- [To be done]:
Without the pictures, output the lines of the material from the very first through the one that holds "from bokeh.resources import INLINE".

- [Data]:
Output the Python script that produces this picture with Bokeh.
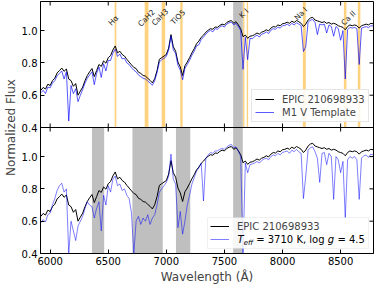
from math import pi
from bokeh.plotting import figure
from bokeh.models import (Range1d, LinearAxis, FixedTicker, BoxAnnotation, Label,
                          Legend, LegendItem, Span, CustomJSTickFormatter)
from bokeh.embed import file_html
from bokeh.resources import INLINE

FONT = "DejaVu Sans"

# ---------------- data ----------------
wavelength = [
    5920, 5940, 5960, 5980, 6000, 6020, 6040, 6060, 6080, 6100,
    6120, 6140, 6160, 6180, 6200, 6220, 6240, 6260, 6280, 6300,
    6320, 6340, 6360, 6380, 6400, 6420, 6440, 6460, 6480, 6500,
    6520, 6540, 6560, 6580, 6600, 6620, 6640, 6660, 6680, 6700,
    6720, 6740, 6760, 6780, 6800, 6820, 6840, 6860, 6880, 6900,
    6920, 6940, 6960, 6980, 7000, 7020, 7040, 7060, 7080, 7100,
    7120, 7140, 7160, 7180, 7200, 7220, 7240, 7260, 7280, 7300,
    7320, 7340, 7360, 7380, 7400, 7420, 7440, 7460, 7480, 7500,
    7520, 7540, 7560, 7580, 7600, 7620, 7640, 7660, 7680, 7700,
    7720, 7740, 7760, 7780, 7800, 7820, 7840, 7860, 7880, 7900,
    7920, 7940, 7960, 7980, 8000, 8020, 8040, 8060, 8080, 8100,
    8120, 8140, 8160, 8180, 8200, 8220, 8240, 8260, 8280, 8300,
    8320, 8340, 8360, 8380, 8400, 8420, 8440, 8460, 8480, 8500,
    8520, 8540, 8560, 8580, 8600, 8620, 8640, 8660, 8680, 8700,
    8720, 8740, 8760, 8780,
]

obs_flux = [
    0.630, 0.648, 0.638, 0.668, 0.660, 0.690, 0.705, 0.738, 0.752, 0.768,
    0.748, 0.762, 0.700, 0.690, 0.655, 0.672, 0.600, 0.625, 0.650, 0.690,
    0.722, 0.745, 0.765, 0.715, 0.752, 0.790, 0.778, 0.812, 0.798, 0.832,
    0.845, 0.880, 0.905, 0.862, 0.872, 0.852, 0.842, 0.822, 0.805, 0.788,
    0.772, 0.765, 0.742, 0.735, 0.722, 0.718, 0.705, 0.692, 0.676, 0.702,
    0.752, 0.822, 0.832, 0.842, 0.852, 0.892, 0.975, 0.900, 0.872, 0.805,
    0.775, 0.722, 0.782, 0.805, 0.832, 0.862, 0.888, 0.918, 0.935, 0.958,
    0.972, 0.990, 1.002, 1.012, 1.008, 1.022, 1.020, 1.032, 1.040, 1.035,
    1.050, 1.058, 1.062, 1.045, 1.055, 1.035, 1.012, 0.962, 0.972, 0.952,
    0.965, 0.968, 0.975, 0.985, 0.978, 0.990, 0.995, 1.005, 0.998, 1.015,
    1.025, 1.022, 1.035, 1.030, 1.042, 1.045, 1.052, 1.045, 1.058, 1.050,
    1.062, 1.055, 1.045, 1.025, 1.040, 1.065, 1.078, 1.082, 1.065, 1.060,
    1.055, 1.050, 1.055, 1.045, 1.050, 1.040, 1.045, 1.040, 1.030, 1.025,
    1.020, 1.005, 1.025, 1.035, 1.030, 1.035, 1.030, 1.015, 1.030, 1.035,
    1.040, 1.035, 1.045, 1.042,
]

template_flux = [
    0.615, 0.630, 0.610, 0.650, 0.645, 0.675, 0.690, 0.720, 0.735, 0.750,
    0.700, 0.745, 0.440, 0.660, 0.610, 0.640, 0.560, 0.600, 0.635, 0.675,
    0.705, 0.725, 0.745, 0.665, 0.735, 0.775, 0.710, 0.795, 0.750, 0.815,
    0.815, 0.860, 0.885, 0.840, 0.855, 0.825, 0.828, 0.800, 0.790, 0.770,
    0.755, 0.745, 0.725, 0.715, 0.705, 0.700, 0.688, 0.675, 0.662, 0.690,
    0.740, 0.805, 0.820, 0.828, 0.840, 0.880, 0.965, 0.880, 0.858, 0.785,
    0.755, 0.695, 0.765, 0.790, 0.815, 0.848, 0.872, 0.905, 0.912, 0.945,
    0.960, 0.978, 0.992, 1.002, 0.992, 1.012, 1.008, 1.022, 1.030, 1.022,
    1.040, 1.048, 1.052, 1.035, 1.045, 1.025, 1.000, 0.760, 0.958, 0.820,
    0.952, 0.950, 0.962, 0.972, 0.960, 0.978, 0.982, 0.992, 0.982, 1.002,
    1.012, 1.008, 1.022, 1.015, 1.030, 1.032, 1.040, 1.030, 1.045, 1.035,
    1.048, 1.040, 1.030, 0.870, 0.900, 1.050, 1.065, 1.068, 1.050, 0.975,
    1.040, 1.035, 1.040, 0.985, 1.035, 1.025, 0.965, 1.025, 1.012, 0.940,
    1.000, 0.700, 1.005, 1.020, 1.015, 1.020, 1.012, 0.790, 1.015, 1.020,
    1.025, 1.018, 1.030, 1.028,
]

model_flux = [
    0.590, 0.610, 0.595, 0.640, 0.650, 0.700, 0.740, 0.790, 0.820, 0.835,
    0.780, 0.800, 0.400, 0.600, 0.540, 0.480, 0.570, 0.600, 0.630, 0.680,
    0.720, 0.700, 0.690, 0.620, 0.680, 0.720, 0.540, 0.760, 0.700, 0.820,
    0.780, 0.860, 0.880, 0.820, 0.830, 0.790, 0.800, 0.760, 0.740, 0.650,
    0.400, 0.600, 0.630, 0.580, 0.620, 0.600, 0.640, 0.580, 0.620, 0.640,
    0.700, 0.780, 0.800, 0.820, 0.840, 0.880, 1.015, 0.860, 0.830, 0.560,
    0.660, 0.520, 0.600, 0.700, 0.760, 0.830, 0.870, 0.910, 0.930, 0.960,
    0.725, 0.990, 1.010, 1.025, 1.020, 1.035, 1.035, 1.045, 1.050, 1.045,
    1.060, 1.070, 1.075, 1.055, 1.060, 1.035, 1.000, 0.400, 0.960, 0.900,
    0.950, 0.955, 0.960, 0.970, 0.960, 0.975, 0.985, 0.990, 0.980, 1.000,
    1.010, 1.005, 1.020, 1.010, 1.025, 1.030, 1.035, 1.020, 1.040, 1.030,
    1.045, 1.030, 1.020, 0.740, 0.880, 1.040, 1.055, 1.060, 1.030, 0.990,
    0.840, 1.020, 1.025, 0.950, 1.020, 1.000, 0.735, 1.000, 0.980, 0.900,
    0.970, 0.620, 0.980, 1.000, 0.990, 1.000, 0.980, 0.735, 0.990, 1.005,
    1.010, 0.995, 1.015, 1.010,
]

obs_label = "EPIC 210698933"
template_label = "M1 V Template"

x_ticks = [6000, 6500, 7000, 7500, 8000, 8500]
y_ticks = [0.4, 0.6, 0.8, 1.0]

# spectral features (top panel)
feature_names = ["H\u03b1", "CaH2", "CaH3", "TiO5", "K I", "Na I", "Ca II"]
feature_bands = [(6555, 6570), (6814, 6846), (6960, 6990), (7120, 7140),
                 (7660, 7672), (7692, 7704), (8175, 8200), (8528, 8550), (8648, 8670)]
top_gray_bands = [(7575, 7658)]
bottom_gray_bands = [(6360, 6465), (6708, 6969), (7083, 7206), (7575, 7658)]

# ---------------- layout constants ----------------
X_MIN, X_MAX = 5917, 8783
Y_MIN, Y_MAX = 0.4, 1.18
SPAN = Y_MAX - Y_MIN
FW, FH = 333, 252
PANEL_H = FH / 2

p = figure(frame_width=FW, frame_height=FH,
           x_range=Range1d(X_MIN, X_MAX),
           y_range=Range1d(Y_MIN - SPAN, Y_MAX),
           toolbar_location=None, output_backend="svg",
           x_axis_location=None, y_axis_location=None,
           min_border_left=0, min_border_right=1, min_border_top=1, min_border_bottom=0)
p.extra_y_ranges = {"bot": Range1d(Y_MIN, Y_MAX + SPAN)}
p.grid.visible = False
p.outline_line_color = "black"
p.outline_line_width = 1
p.background_fill_color = "white"
p.border_fill_color = "white"

all_y_ticks = y_ticks + [t - SPAN for t in y_ticks]


def make_axis(ticks):
    return LinearAxis(ticker=FixedTicker(ticks=ticks),
                      major_tick_in=4, major_tick_out=0,
                      minor_tick_in=0, minor_tick_out=0,
                      axis_line_color="black", major_tick_line_color="black",
                      major_label_text_font=FONT,
                      major_label_text_color="black",
                      major_label_text_font_size="10px",
                      major_label_standoff=3)


bottom_axis = make_axis(x_ticks)
bottom_axis.axis_label = "Wavelength (\u00c5)"
bottom_axis.axis_label_text_font = FONT
bottom_axis.axis_label_text_font_size = "12px"
bottom_axis.axis_label_text_font_style = "normal"
bottom_axis.axis_label_standoff = 2
p.add_layout(bottom_axis, "below")

left_axis = make_axis(all_y_ticks)
left_axis.formatter = CustomJSTickFormatter(
    code=f"const v = tick < {Y_MIN - 0.01} ? tick + {SPAN} : tick; return v.toFixed(1);")
left_axis.axis_label = "Normalized Flux"
left_axis.axis_label_text_font = FONT
left_axis.axis_label_text_font_size = "12px"
left_axis.axis_label_text_font_style = "normal"
left_axis.axis_label_standoff = 1
p.add_layout(left_axis, "left")

# shaded bands
for a, b in feature_bands:
    p.add_layout(BoxAnnotation(left=a, right=b, bottom=Y_MIN, top=Y_MAX,
                               fill_color="orange", fill_alpha=0.5, line_alpha=0,
                               level="underlay"))
for a, b in top_gray_bands:
    p.add_layout(BoxAnnotation(left=a, right=b, bottom=Y_MIN, top=Y_MAX,
                               fill_color="gray", fill_alpha=0.5, line_alpha=0,
                               level="underlay"))
for a, b in bottom_gray_bands:
    p.add_layout(BoxAnnotation(left=a, right=b, bottom=Y_MIN, top=Y_MAX,
                               y_range_name="bot",
                               fill_color="gray", fill_alpha=0.5, line_alpha=0,
                               level="underlay"))

# spectra
r_obs_top = p.line(wavelength, obs_flux, line_color="black", line_width=1)
r_tmp_top = p.line(wavelength, template_flux, line_color="blue", line_alpha=0.65, line_width=1)
r_obs_bot = p.line(wavelength, obs_flux, y_range_name="bot", line_color="black", line_width=1)
r_mod_bot = p.line(wavelength, model_flux, y_range_name="bot", line_color="blue",
                   line_alpha=0.5, line_width=1)

# panel boundary and inward ticks on the boundary, top and right edges
p.add_layout(Span(location=Y_MIN, dimension="width", line_color="black", line_width=1))
p.scatter(x=x_ticks, y=[Y_MIN] * len(x_ticks), marker="dash", angle=pi / 2, size=8,
          line_color="black", line_width=1)
p.scatter(x=x_ticks, y=[Y_MAX] * len(x_ticks), marker="dash", angle=pi / 2, size=8,
          line_color="black", line_width=1)
p.scatter(x=[X_MAX] * len(all_y_ticks), y=all_y_ticks, marker="dash", size=8,
          line_color="black", line_width=1)

# feature labels (rotated)
label_pos = [(6546, 1.062), (6829, 1.077), (6946, 1.083), (7100, 1.083),
             (7667, 1.107), (8158, 1.104), (8567, 1.077)]
for name, (lx, ly) in zip(feature_names, label_pos):
    p.add_layout(Label(x=lx, y=ly, text=name, angle=pi / 4,
                       text_align="center", text_baseline="middle",
                       text_font=FONT, text_font_size="7.5px", text_color="#222222"))

legend_style = dict(label_text_font=FONT, label_text_font_size="10px",
                    glyph_width=19, glyph_height=12, label_height=12,
                    label_standoff=8, padding=3, spacing=1)

top_legend = Legend(items=[LegendItem(label=obs_label, renderers=[r_obs_top]),
                           LegendItem(label=template_label, renderers=[r_tmp_top])],
                    location=(FW - 5 - 117, PANEL_H + 5), margin=0,
                    border_line_color="#cccccc", border_line_width=1,
                    background_fill_alpha=0.85, **legend_style)
p.add_layout(top_legend)

# bottom legend: a framed box, the legend glyphs, and a composed math label
MATH_W = 128
px_per_unit = FW / (X_MAX - X_MIN)
box_w = 3 * 2 + 19 + 8 + MATH_W
box_h = 3 * 2 + 12 * 2 + 1
box_left_px = FW - 5 - box_w
p.add_layout(BoxAnnotation(left=X_MIN + box_left_px / px_per_unit,
                           right=X_MIN + (FW - 5) / px_per_unit,
                           bottom=Y_MIN + 5 * SPAN / PANEL_H,
                           top=Y_MIN + (5 + box_h) * SPAN / PANEL_H,
                           y_range_name="bot", fill_color="white", fill_alpha=0.85,
                           line_color="#cccccc", line_width=1, level="annotation"))

bot_legend = Legend(items=[LegendItem(label=obs_label, renderers=[r_obs_bot]),
                           LegendItem(label=" ", renderers=[r_mod_bot])],
                    location="bottom_right", margin=5, label_width=MATH_W,
                    border_line_alpha=0, background_fill_alpha=0, **legend_style)
p.add_layout(bot_legend)

# second legend label: T_eff = 3710 K, log g = 4.5
tx = X_MIN + (box_left_px + 3 + 19 + 8) / px_per_unit
ty = Y_MIN + (5 + 3 + 6) * SPAN / PANEL_H
pieces = [("T", "italic", "10px", 0, 0),
          ("eff", "italic", "7px", 6.3, -3),
          ("= 3710 K, log", "normal", "10px", 18.7, 0),
          ("g", "italic", "10px", 90.3, 0),
          ("= 4.5", "normal", "10px", 99.9, 0)]
for txt, style, size, dx, dy in pieces:
    p.add_layout(Label(x=tx, y=ty, y_range_name="bot", x_offset=dx, y_offset=dy,
                       text=txt, text_font=FONT, text_font_style=style,
                       text_font_size=size, text_baseline="middle",
                       text_align="left", text_color="black", level="overlay"))

open("out.html", "w").write(file_html(p, INLINE))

- [Exercise solution]:
Output the Python script that produces this picture with Bokeh.
from math import pi
from bokeh.plotting import figure
from bokeh.models import (Range1d, LinearAxis, FixedTicker, BoxAnnotation, Label,
                          Legend, LegendItem, Span, CustomJSTickFormatter)
from bokeh.embed import file_html
from bokeh.resources import INLINE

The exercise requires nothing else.